Calloway, through Hurston, takes us down memory lane to demonstrate how she felt when she lost her mother at the age of 13, how her father practically ignored her and left her wondering about life. Calloway moves us with precision describing Hurston’s exit to going off to a private school before heading to Howard University. Hurston then discovers herself in the prime of the Harlem Renaissance where she strikes up a close kinship with Hughes.
The duo collaborate and come up with “Mule Bone,” a black comedy. But a petty dispute over money and intellectual property between the great writers absolves their relationship permanently. Then there is the matter of the many men that run in and out of her life. Hurston went through men like water dripping out of a faucet. Adding to the drama in her life was the literary tug-o-war she had with many of the leading Negro writers of her day, including Wright.
In spite of all of that going on, Hurston could always escape and find her way in her marvelous storytelling. Part of that pathway to discovery were the letters she wrote as she spoke her opinion on segregation, integration, justice and the Negro experience.
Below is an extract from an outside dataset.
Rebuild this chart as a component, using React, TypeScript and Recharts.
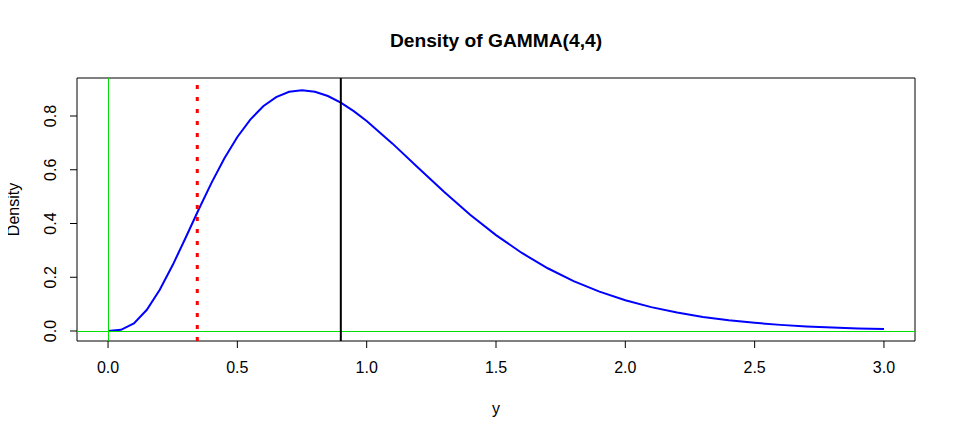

Calloway makes us feel that experience. Calloway doesn’t just bring Hurston to life; she gets in the audience’s face to let them know she’s still here.
And always will be, thanks to Alice Walker.
If you have to see one stage play this year, “Letters From Zora…” should be the one. Calloway is the complete package in this performance. You feel Hurston’s tears when she loses her mother. You laugh with her when she mocks Wright and other black male writers. You cry when you learn that Hurston works as a maid near the end of her life.
For a great writer like Hurston, “Letters From Zora…” reminds us to never forgot our history. It is our celebration to her.